Although Indian by birth he was born in Bhopal to a Tamil family in 1963 Rajan has spent so much of his life abroad that he finds it hard to see where one identity begins and another ends. As he told Indiaoutlook.com in 2003, soon after being appointed the IMF's youngest-ever chief economist: "It's hard for me to disentangle changes that stem from living in America from those that stem from my own ageing and maturing". He's fond of cricket, and cites Tolstoy and Tolkien as his favourite authors.

The son of a senior police chief, Rajan spent his childhood shuttling around Sri Lanka, Indonesia and Belgium, before graduating in electrical engineering from the Indian Institute of Technology (IIT). He later switched to economics, met his wife (a fellow academic), and wound-up at the Booth School of Business at the University of Chicago, emerging as "a star turn in academia", says The Economist.

However impressive his CV, Rajan is taking a risk signing up for the big job in India. As he himself observed last year: in central banking circles, "the transition from hero to zero can be swift".

'Great jockey. Pity he doesn't have a better horse'

Rajan has "an unenviable task", agrees the Economist. He has spent the past year advising the finance ministry, so he knows the score. His priority is to head off a currency crisis.

Yet measures involve "sucking liquidity out of the banking system", which may cause a "credit crunch" pushing growth below the current 4%-5%. The RBI is being forced to choose "between a currency slump, or strangling the economy". The answer is structural reform but with an election in May, what are the chances of that happening?

Not high, says Gavyn Davies in the FT. With appropriate reforms, Rajan believes "India can one day return to the heady 8%-10% growth rates of the 2000s". But most seem "politically beyond reach".
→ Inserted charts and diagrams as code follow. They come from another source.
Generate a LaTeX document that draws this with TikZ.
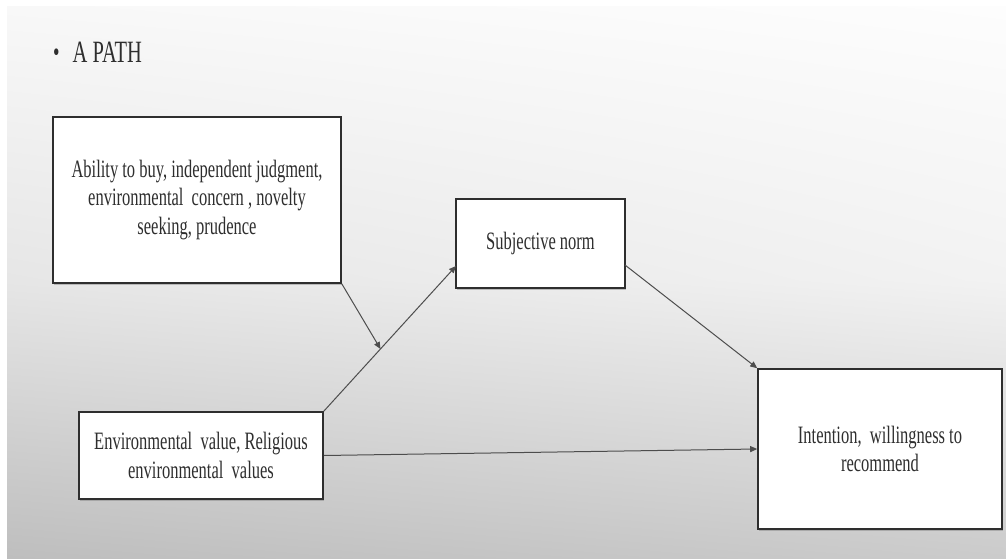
\documentclass[tikz,border=0pt]{standalone}
\usepackage{fontspec}
\setmainfont[FakeStretch=0.66]{Liberation Serif}
\usetikzlibrary{arrows.meta,shadows,shadings}
\definecolor{ink}{HTML}{2E2E2E}
\definecolor{bgA}{HTML}{F8F8F8}
\definecolor{bgB}{HTML}{FDFDFD}
\definecolor{bgC}{HTML}{E6E6E6}
\definecolor{bgD}{HTML}{F2F2F2}
\definecolor{bgE}{HTML}{BEBEBE}
\definecolor{bgF}{HTML}{CBCBCB}
\tikzset{
  box/.style={draw=ink, line width=1.6pt, fill=white, align=center, text=ink,
    inner sep=0pt, font=\fontsize{25}{28.7}\selectfont,
    drop shadow={shadow xshift=0.8pt, shadow yshift=-1.6pt, opacity=0.45}},
  conn/.style={draw=ink!85, line width=1pt, -{Triangle[length=7pt,width=6pt]}}
}
\begin{document}
\begin{tikzpicture}[x=1pt,y=-1pt]
\useasboundingbox (0,0) rectangle (1006,559);
\fill[white] (0,0) rectangle (1006,559);
\shade[upper left=bgA, upper right=bgB, lower left=bgC, lower right=bgD] (7,7) rectangle (1006,280);
\shade[upper left=bgC, upper right=bgD, lower left=bgE, lower right=bgF] (7,280) rectangle (1006,558);

\node[anchor=base west, text=ink, font=\fontsize{31}{36}\selectfont, inner sep=0pt] (title) at (53,63) {\raisebox{1.5pt}{\fontsize{28}{28}\selectfont\textbullet}\hspace{13pt}A PATH};

\node[box, minimum width=288pt, minimum height=166pt] (abil) at (197,200)
  {Ability to buy, independent judgment,\\environmental\ \ concern , novelty\\seeking, prudence};
\node[box, minimum width=169pt, minimum height=89pt] (sn) at (540.5,243.5) {Subjective norm};
\node[box, minimum width=244pt, minimum height=87pt] (env) at (201,455.5)
  {Environmental\ \ value, Religious\\environmental\ \ values};
\node[box, minimum width=244pt, minimum height=160pt] (int) at (880,449)
  {Intention,\ \ willingness to\\recommend};

\coordinate (snin) at (456,266);
\coordinate (snout) at (625,265);
\coordinate (mid) at (380.5,349);

\draw[conn] (env.north east) -- (snin);
\draw[conn] (abil.south east) -- (mid);
\draw[conn] (snout) -- (int.north west);
\draw[conn] (env.east) -- (int.west);
\end{tikzpicture}
\end{document}
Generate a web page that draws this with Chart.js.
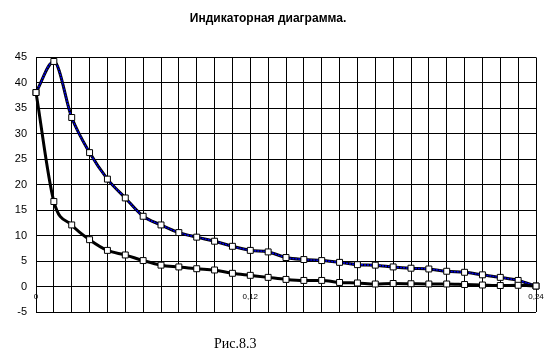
<!DOCTYPE html>
<html>
<head>
<meta charset="utf-8">
<script src="https://cdn.jsdelivr.net/npm/chart.js@4"></script>
<style>
  html, body { margin: 0; padding: 0; background: #fff; }
  #wrap { position: relative; width: 550px; height: 355px; }
  #caption {
    position: absolute; left: 214px; top: 336px;
    font-family: "Liberation Serif", "DejaVu Serif", serif; font-size: 14px; color: #000;
  }
</style>
</head>
<body>
<div id="wrap">
  <canvas id="chart" width="550" height="355"></canvas>
  <div id="caption">Рис.8.3</div>
</div>
<script>
const xLabels = ["0", "", "", "", "", "", "", "", "", "", "", "", "0,12", "", "",
  "", "", "", "", "", "", "", "", "", "", "", "", "", "0,24"];

const upperCurve = [38.1, 44.2, 33.2, 26.3, 21.1, 17.4, 13.8, 12.1, 10.6, 9.7, 8.9, 7.9,
  7.1, 6.8, 5.7, 5.3, 5.1, 4.75, 4.3, 4.2, 3.85, 3.6, 3.45, 3.0, 2.8, 2.3, 1.8, 1.2, 0.1];

const lowerCurve = [38.1, 16.7, 12.1, 9.2, 7.1, 6.2, 5.1, 4.2, 3.85, 3.5, 3.25, 2.6,
  2.2, 1.8, 1.4, 1.2, 1.2, 0.8, 0.7, 0.5, 0.6, 0.55, 0.5, 0.5, 0.4, 0.3, 0.2, 0.25, 0.1];

const font = "'Liberation Sans', Arial, sans-serif";

const marker = {
  pointStyle: "rect",
  pointRadius: 4.2,
  pointBackgroundColor: "#fff",
  pointBorderColor: "#000",
  pointBorderWidth: 1,
};

new Chart(document.getElementById("chart"), {
  type: "line",
  data: {
    labels: xLabels,
    datasets: [
      {
        data: lowerCurve,
        borderColor: "#000",
        borderWidth: 3,
        cubicInterpolationMode: "monotone",
        ...marker,
      },
      {
        data: upperCurve,
        borderColor: "#0000ee",
        borderWidth: 1.5,
        borderDash: [2, 1],
        cubicInterpolationMode: "monotone",
        ...marker,
      },
      {
        data: upperCurve,
        borderColor: "#000",
        borderWidth: 3,
        cubicInterpolationMode: "monotone",
        pointRadius: 0,
      },
    ],
  },
  options: {
    responsive: false,
    animation: false,
    layout: { padding: { left: 0, right: 14, top: 0, bottom: 43 } },
    plugins: {
      legend: { display: false },
      tooltip: { enabled: false },
      title: {
        display: true,
        text: "Индикаторная диаграмма.",
        color: "#000",
        font: { family: font, size: 12, weight: "bold" },
        padding: { top: 11, bottom: 32 },
      },
    },
    scales: {
      x: {
        position: { y: 0 },
        grid: { color: "#000", lineWidth: 1, drawTicks: false },
        border: { display: false },
        ticks: {
          autoSkip: false,
          maxRotation: 0,
          color: "#000",
          padding: 5,
          font: { family: font, size: 8 },
        },
      },
      y: {
        min: -5,
        max: 45,
        afterFit: (scale) => { scale.width = 36; },
        grid: { color: "#000", lineWidth: 1, drawTicks: false },
        border: { color: "#000" },
        ticks: {
          stepSize: 5,
          color: "#000",
          padding: 9,
          font: { family: font, size: 11 },
        },
      },
    },
  },
});
</script>
</body>
</html>
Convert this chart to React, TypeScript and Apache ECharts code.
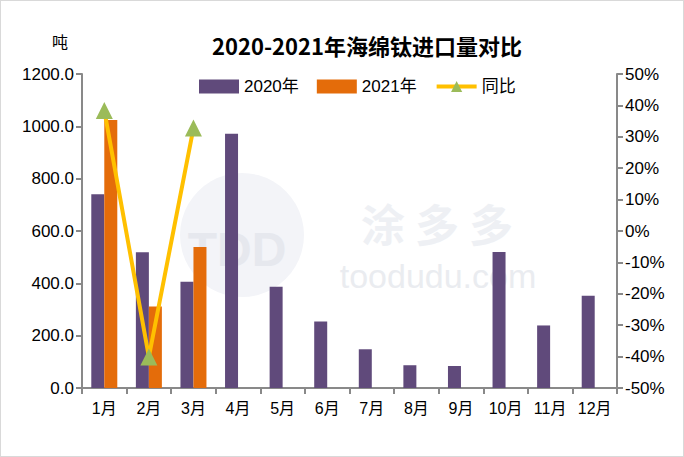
import React, { useEffect, useRef } from "react";
import * as echarts from "echarts";

const categories = ["1月", "2月", "3月", "4月", "5月", "6月", "7月", "8月", "9月", "10月", "11月", "12月"];
const values2020 = [740, 519, 406, 972, 387, 254, 148, 87, 84, 520, 239, 353];
const values2021: (number | null)[] = [1024, 311, 539, null, null, null, null, null, null, null, null, null];
const yoy: (number | null)[] = [38.4, -40.1, 32.8, null, null, null, null, null, null, null, null, null];
const leftTicks = { min: 0, max: 1200, interval: 200 };
const rightTicks = { min: -50, max: 50, interval: 10 };

const FONT = "'Liberation Sans Narrow', 'Liberation Sans', 'Noto Sans CJK SC', sans-serif";

export default function App() {
  const ref = useRef<HTMLDivElement>(null);
  useEffect(() => {
    document.body.style.margin = "0";
    const chart = echarts.init(ref.current!, null, { renderer: "svg" });
    const axisLine = { show: true, lineStyle: { color: "#898989", width: 2 } };
    chart.setOption({
      animation: false,
      backgroundColor: "#ffffff",
      textStyle: { fontFamily: FONT },
      graphic: [
        { type: "circle", z: -10, shape: { cx: 241, cy: 234, r: 62 }, style: { fill: "#f3f4f8" } },
        { type: "text", z: -9, x: 236, y: 248, style: { text: "TDD", fill: "#e6e8ee", font: "bold 48px 'Liberation Sans', sans-serif", textAlign: "center", textVerticalAlign: "middle" } },
        { type: "text", z: -9, x: 436, y: 222, style: { text: "涂 多 多", fill: "#eef0f4", font: "bold 44px 'Noto Sans CJK SC', sans-serif", textAlign: "center", textVerticalAlign: "middle" } },
        { type: "text", z: -9, x: 437, y: 275, style: { text: "toodudu.com", fill: "#eaecf0", font: "34px 'Liberation Sans', sans-serif", textAlign: "center", textVerticalAlign: "middle" } },
        { type: "text", x: 366, y: 44, style: { text: "2020-2021年海绵钛进口量对比", fill: "#000", font: "bold 22px 'Noto Sans CJK SC', sans-serif", textAlign: "center", textVerticalAlign: "middle" } },
        { type: "text", x: 59, y: 40, style: { text: "吨", fill: "#000", font: "16px 'Noto Sans CJK SC', sans-serif", textAlign: "center", textVerticalAlign: "middle" } },
      ],
      legend: {
        top: 72,
        left: 193,
        itemWidth: 40,
        itemHeight: 14,
        itemGap: 18,
        textStyle: { fontSize: 17, color: "#000", fontFamily: FONT },
        data: [
          { name: "2020年", icon: "rect" },
          { name: "2021年", icon: "rect" },
          { name: "同比", lineStyle: { width: 4, color: "#FFC000" } },
        ],
      },
      grid: { left: 81, right: 66, top: 73, bottom: 68, containLabel: false },
      xAxis: {
        type: "category",
        data: categories,
        axisLine,
        axisTick: { show: true, length: 6, lineStyle: { color: "#898989", width: 2 } },
        axisLabel: { fontSize: 16, color: "#000", margin: 12, fontFamily: FONT },
      },
      yAxis: [
        {
          type: "value",
          ...leftTicks,
          axisLine,
          axisTick: { show: true, length: 6, lineStyle: { color: "#898989", width: 2 } },
          splitLine: { show: false },
          axisLabel: { fontSize: 17, color: "#000", margin: 8, fontFamily: FONT, formatter: (v: number) => v.toFixed(1) },
        },
        {
          type: "value",
          ...rightTicks,
          position: "right",
          axisLine,
          axisTick: { show: true, length: 6, lineStyle: { color: "#898989", width: 2 } },
          splitLine: { show: false },
          axisLabel: { fontSize: 17, color: "#000", margin: 8, fontFamily: FONT, formatter: (v: number) => `${v}%` },
        },
      ],
      series: [
        { name: "2020年", type: "bar", data: values2020, barWidth: 13, barGap: "0%", itemStyle: { color: "#604A7B" }, z: 2 },
        { name: "2021年", type: "bar", data: values2021, barWidth: 13, barGap: "0%", itemStyle: { color: "#E46C0A" }, z: 2 },
        {
          name: "同比",
          type: "line",
          yAxisIndex: 1,
          data: yoy,
          symbol: "triangle",
          symbolSize: 17,
          lineStyle: { color: "#FFC000", width: 4 },
          itemStyle: { color: "#9BBB59" },
          z: 5,
        },
      ],
    });
    return () => chart.dispose();
  }, []);
  return (
    <div
      ref={ref}
      style={{ position: "fixed", left: 0, top: 0, width: 684, height: 457, boxSizing: "border-box", border: "1px solid #d9d9d9" }}
    />
  );
}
He insists the "fiscal deficit must be brought down, that cronyism must end and the RBI should not be subjected to fiscal dominance by the government. Unfortunately none of this will he control".

In an article last year, Rajan posed the question: "what should central banks do when politicians seem incapable of acting?" He's about to find out. But international investors hoping he'll prove "a catalyst for recovery" may be in for a long wait.

Meanwhile, Rajan has his own challenges, says Vikas Bajaj in The New York Times. His Tamil is "rusty", while his Hindi needs brushing up. "I want to develop to the point where I can give a working interview in Hindi. I can understand the questions perfectly but not the terminology," he says. An English phrase such as "fiscal deficit" is "pretty unusual in Hindi".